How do we prepare a child, again, to use the æsthetic sense with which he appears to come provided? His education should furnish him with whole galleries of mental pictures, pictures by great artists old and new;—Israels’ Pancake Woman, his Children by the Sea; Millet’s Feeding the Birds, First Steps, Angelus; Rembrandt’s Night Watch, The Supper at Emmaus; Velasquez’s Surrender of Breda,—in fact, every child should leave school with at least a couple of hundred pictures by great masters hanging permanently in the halls of his imagination, to say nothing of great buildings, sculpture, beauty of form and colour in things he sees. Perhaps we might secure at least a hundred lovely landscapes too,—sunsets, cloudscapes, star-light nights. At any rate he should go forth well furnished because imagination has the property of magical expansion, the more it holds the more it will hold.
It is not only a child’s intellect but his heart that comes to us thoroughly furnished. Can any of us love like a little child? Father and mother, sisters and brothers, neighbours and friends, “our” cat and “our” dog, the wretchedest old stump of a broken toy, all come in for his lavish tenderness. How generous and grateful he is, how kind and simple, how pitiful and how full of benevolence in the strict sense of goodwill, how loyal and humble, how fair and just! His conscience is on the alert. Is a tale true? Is a person good?—these are the important questions. His conscience chides him when he is naughty, and by degrees as he is trained, his will comes to his aid and he learns to order his life. He is taught to say his prayers, and we elders hardly realize how real his prayers are to a child.
3.—Motives for Learning
Now place a teacher before a class of persons the beauty and immensity of each one of whom I have tried to indicate and he will say, “What have I to offer them?” His dull routine lessons crumble into the dust they are when he faces children as they are. He cannot go on offering them his stale commonplaces; he feels that he may not bore them; that he may not prick the minds he has dulled by unworthy motives of greed or emulation; he would not invite a parcel of children to a Timon feast of smoke and lukewarm water. He knows that children’s minds hunger at regular intervals as do their bodies; that they hunger for knowledge, not for information, and that his own poor stock of knowledge is not enough, his own desultory talk has not substance enough; that his irrelevant remarks interrupt a child’s train of thought; that, in a word, he is not sufficient for these things.
On the other hand, the children, the children of the slums especially, have no vocabulary to speak of, no background of thought derived from a cultured environment. They are like goodly pitchers, capable of holding much but with necks so narrow that only the thinnest stream can trickle in. So we have thought hitherto, and our teaching has been diluted to dishwater and the pitchers have gone empty away.

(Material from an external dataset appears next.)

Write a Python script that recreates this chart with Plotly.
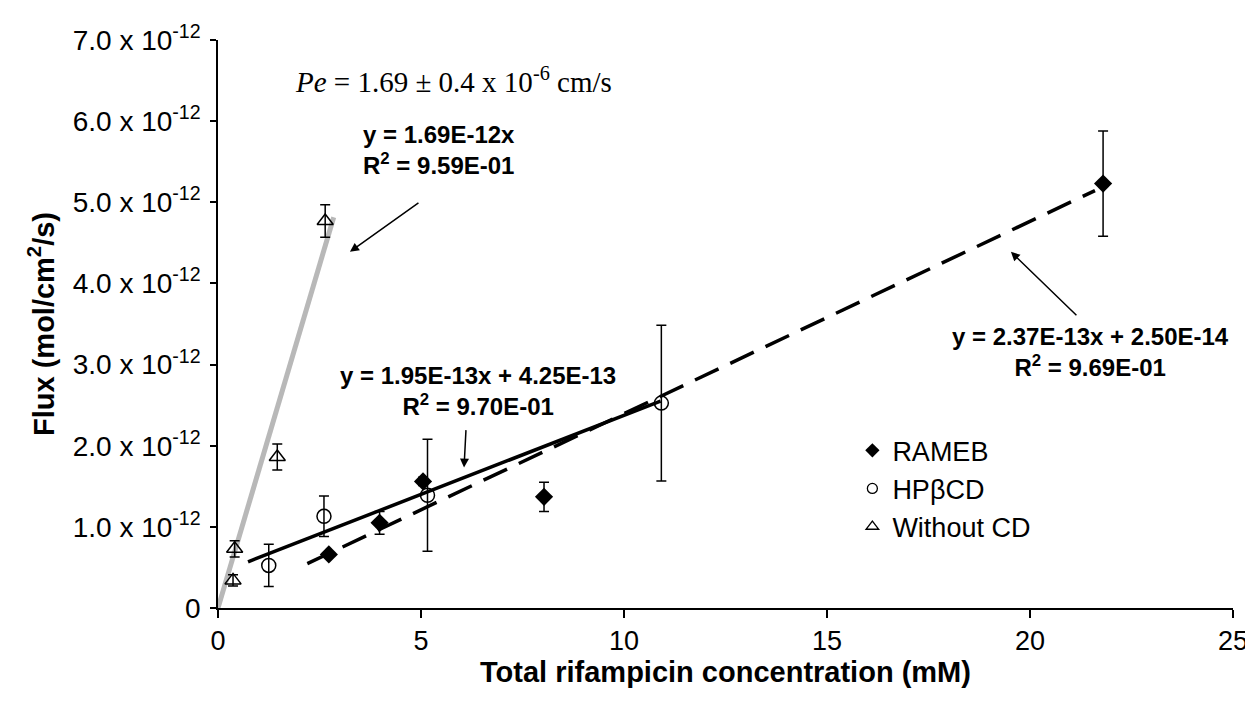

But we have changed all that. Just as in the War the magnanimous, patriotic citizen was manifested in every man so in our schools every child has been discovered to be a person of infinite possibilities. I say every child, for so-called ‘backward’ children are no exception. I shall venture to bring before the reader some experiences of the Parents’ Union School as being ground with which I am familiar. Examination papers representing tens of thousands of children working in Elementary Schools, Secondary Schools and home schoolrooms have just passed under my eye. How the children have revelled in knowledge! and how good and interesting all their answers are! How well they spell on the whole and how well they write! We do not need the testimony of their teachers that the work of the term has been joyous; the verve with which the children tell what they know proves the fact. Every one of these children knows that there are hundreds of pleasant places for the mind to roam in. They are good and happy because some little care has been taken to know what they are and what they require; a care very amply rewarded by results which alter the whole outlook on education. In our Training College, the students are not taught how to stimulate attention, how to keep order, how to give marks, how to punish or even how to reward, how to manage a large class or a small school with children in different classes. All these things come by nature in a school where the teachers know something of the capacities and requirements of children. To hear children of the slums ‘telling’ King Lear or Woodstock, by the hour if you will let them, or describing with minutest details Van Eyck’s Adoration of the Lamb or Botticelli’s Spring, is a surprise, a revelation. We take off our shoes from off our feet; we ‘did not know it was in them,’ whether we be their parents, their teachers or mere lookers-on. And with some feeling of awe upon us we shall be the better prepared to consider how and upon what children should be educated. I will only add that I make no claims for them which cannot be justified by hundreds, thousands, of instances within our experience.